MATERIAL FOR THIS EXERCISE:
============================================================

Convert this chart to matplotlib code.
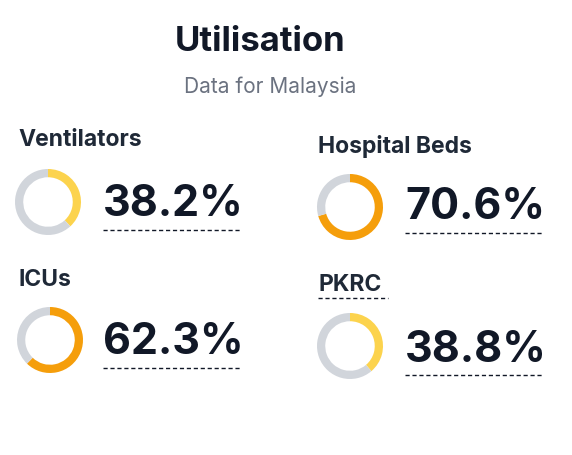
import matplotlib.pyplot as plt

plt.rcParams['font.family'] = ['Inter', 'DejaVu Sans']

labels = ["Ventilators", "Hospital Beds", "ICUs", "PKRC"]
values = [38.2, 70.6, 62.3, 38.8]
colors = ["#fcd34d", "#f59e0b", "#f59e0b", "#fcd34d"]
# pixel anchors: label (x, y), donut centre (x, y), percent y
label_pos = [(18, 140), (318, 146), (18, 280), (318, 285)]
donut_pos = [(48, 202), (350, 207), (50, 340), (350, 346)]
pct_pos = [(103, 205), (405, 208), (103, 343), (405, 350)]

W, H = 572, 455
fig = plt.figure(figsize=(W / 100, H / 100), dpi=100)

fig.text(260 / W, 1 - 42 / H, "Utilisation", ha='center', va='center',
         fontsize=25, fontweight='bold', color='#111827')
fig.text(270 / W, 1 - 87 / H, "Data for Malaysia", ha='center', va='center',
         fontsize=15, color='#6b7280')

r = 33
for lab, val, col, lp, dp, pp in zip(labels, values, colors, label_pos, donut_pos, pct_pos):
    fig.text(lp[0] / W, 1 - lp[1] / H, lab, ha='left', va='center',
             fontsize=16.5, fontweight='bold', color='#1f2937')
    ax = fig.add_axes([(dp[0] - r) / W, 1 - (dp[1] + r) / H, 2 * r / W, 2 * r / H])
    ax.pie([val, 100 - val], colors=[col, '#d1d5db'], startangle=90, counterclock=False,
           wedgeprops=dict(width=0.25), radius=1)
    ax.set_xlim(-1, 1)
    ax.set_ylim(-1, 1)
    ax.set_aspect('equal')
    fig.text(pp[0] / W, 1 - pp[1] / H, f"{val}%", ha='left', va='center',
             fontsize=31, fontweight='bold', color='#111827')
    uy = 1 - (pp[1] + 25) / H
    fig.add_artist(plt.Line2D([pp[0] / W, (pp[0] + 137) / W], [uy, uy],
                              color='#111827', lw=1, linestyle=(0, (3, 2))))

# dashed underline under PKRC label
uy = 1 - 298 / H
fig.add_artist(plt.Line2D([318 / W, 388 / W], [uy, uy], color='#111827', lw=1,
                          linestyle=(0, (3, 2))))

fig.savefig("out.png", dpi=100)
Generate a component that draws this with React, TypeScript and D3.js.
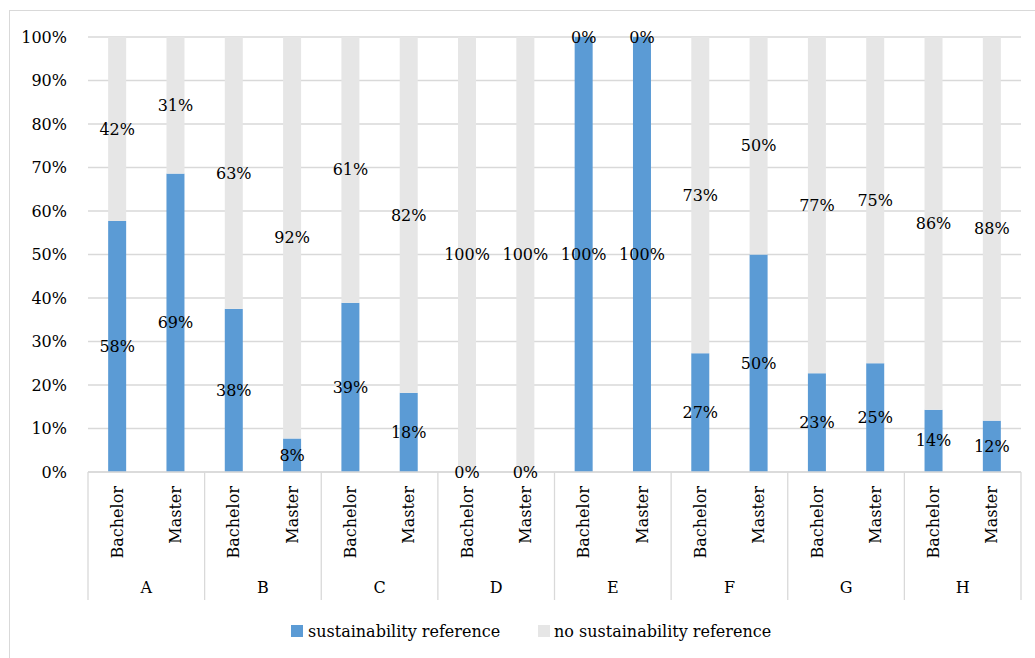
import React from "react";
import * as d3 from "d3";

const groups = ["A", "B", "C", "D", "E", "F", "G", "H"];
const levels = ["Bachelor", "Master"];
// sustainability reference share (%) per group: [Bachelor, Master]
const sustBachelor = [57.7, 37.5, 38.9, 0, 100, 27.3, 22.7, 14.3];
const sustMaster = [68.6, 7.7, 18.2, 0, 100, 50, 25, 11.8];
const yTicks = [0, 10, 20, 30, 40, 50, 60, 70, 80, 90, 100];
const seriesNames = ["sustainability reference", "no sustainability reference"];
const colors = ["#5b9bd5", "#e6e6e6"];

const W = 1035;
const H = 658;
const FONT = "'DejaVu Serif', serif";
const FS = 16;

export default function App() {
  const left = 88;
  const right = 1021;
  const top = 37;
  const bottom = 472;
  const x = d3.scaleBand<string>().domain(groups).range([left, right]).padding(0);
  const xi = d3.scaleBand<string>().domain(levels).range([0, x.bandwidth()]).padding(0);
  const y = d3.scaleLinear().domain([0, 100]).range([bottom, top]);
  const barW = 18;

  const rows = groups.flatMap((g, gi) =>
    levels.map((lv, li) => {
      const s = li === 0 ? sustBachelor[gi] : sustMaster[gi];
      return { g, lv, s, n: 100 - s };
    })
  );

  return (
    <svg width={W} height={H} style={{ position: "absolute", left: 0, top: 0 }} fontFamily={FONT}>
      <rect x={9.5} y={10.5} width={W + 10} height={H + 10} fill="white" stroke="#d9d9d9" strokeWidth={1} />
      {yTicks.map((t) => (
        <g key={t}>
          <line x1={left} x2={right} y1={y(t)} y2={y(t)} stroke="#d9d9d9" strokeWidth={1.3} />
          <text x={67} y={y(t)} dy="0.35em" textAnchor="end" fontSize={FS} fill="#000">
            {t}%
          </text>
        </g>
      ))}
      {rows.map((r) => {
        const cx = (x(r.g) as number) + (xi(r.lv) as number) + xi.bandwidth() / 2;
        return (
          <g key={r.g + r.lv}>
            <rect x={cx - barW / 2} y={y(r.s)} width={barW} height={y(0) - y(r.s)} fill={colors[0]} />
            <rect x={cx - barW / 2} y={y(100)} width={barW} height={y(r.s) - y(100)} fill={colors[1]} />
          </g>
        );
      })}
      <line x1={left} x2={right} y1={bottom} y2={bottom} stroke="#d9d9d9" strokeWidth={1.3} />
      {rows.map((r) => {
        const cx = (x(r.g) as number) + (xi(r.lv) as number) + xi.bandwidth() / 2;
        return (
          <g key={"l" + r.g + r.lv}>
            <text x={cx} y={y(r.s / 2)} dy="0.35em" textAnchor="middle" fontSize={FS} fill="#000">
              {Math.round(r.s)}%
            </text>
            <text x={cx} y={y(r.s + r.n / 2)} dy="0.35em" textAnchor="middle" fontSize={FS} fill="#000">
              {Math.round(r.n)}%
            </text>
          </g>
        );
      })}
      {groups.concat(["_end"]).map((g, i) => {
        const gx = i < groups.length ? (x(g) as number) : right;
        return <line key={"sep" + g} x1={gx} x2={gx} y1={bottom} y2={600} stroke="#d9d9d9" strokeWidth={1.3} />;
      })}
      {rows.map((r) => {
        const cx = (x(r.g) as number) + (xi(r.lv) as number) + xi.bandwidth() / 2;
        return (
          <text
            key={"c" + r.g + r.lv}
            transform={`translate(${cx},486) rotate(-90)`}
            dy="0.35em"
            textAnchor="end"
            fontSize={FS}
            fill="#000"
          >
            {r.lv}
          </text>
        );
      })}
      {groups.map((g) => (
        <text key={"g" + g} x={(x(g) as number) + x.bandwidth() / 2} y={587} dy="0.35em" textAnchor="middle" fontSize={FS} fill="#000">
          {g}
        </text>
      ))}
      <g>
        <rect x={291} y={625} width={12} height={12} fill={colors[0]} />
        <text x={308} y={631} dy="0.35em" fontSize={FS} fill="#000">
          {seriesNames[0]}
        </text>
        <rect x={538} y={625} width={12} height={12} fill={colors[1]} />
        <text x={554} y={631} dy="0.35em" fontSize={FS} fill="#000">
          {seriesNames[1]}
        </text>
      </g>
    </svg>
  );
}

============================================================

TASK DETAILS: Leave out the pictures and restate, word for word, the lines from the top of the data through the line containing "fontsize=15, color='#6b7280')", both included.

FULL OUTPUT:
Convert this chart to matplotlib code.
import matplotlib.pyplot as plt

plt.rcParams['font.family'] = ['Inter', 'DejaVu Sans']

labels = ["Ventilators", "Hospital Beds", "ICUs", "PKRC"]
values = [38.2, 70.6, 62.3, 38.8]
colors = ["#fcd34d", "#f59e0b", "#f59e0b", "#fcd34d"]
# pixel anchors: label (x, y), donut centre (x, y), percent y
label_pos = [(18, 140), (318, 146), (18, 280), (318, 285)]
donut_pos = [(48, 202), (350, 207), (50, 340), (350, 346)]
pct_pos = [(103, 205), (405, 208), (103, 343), (405, 350)]

W, H = 572, 455
fig = plt.figure(figsize=(W / 100, H / 100), dpi=100)

fig.text(260 / W, 1 - 42 / H, "Utilisation", ha='center', va='center',
         fontsize=25, fontweight='bold', color='#111827')
fig.text(270 / W, 1 - 87 / H, "Data for Malaysia", ha='center', va='center',
         fontsize=15, color='#6b7280')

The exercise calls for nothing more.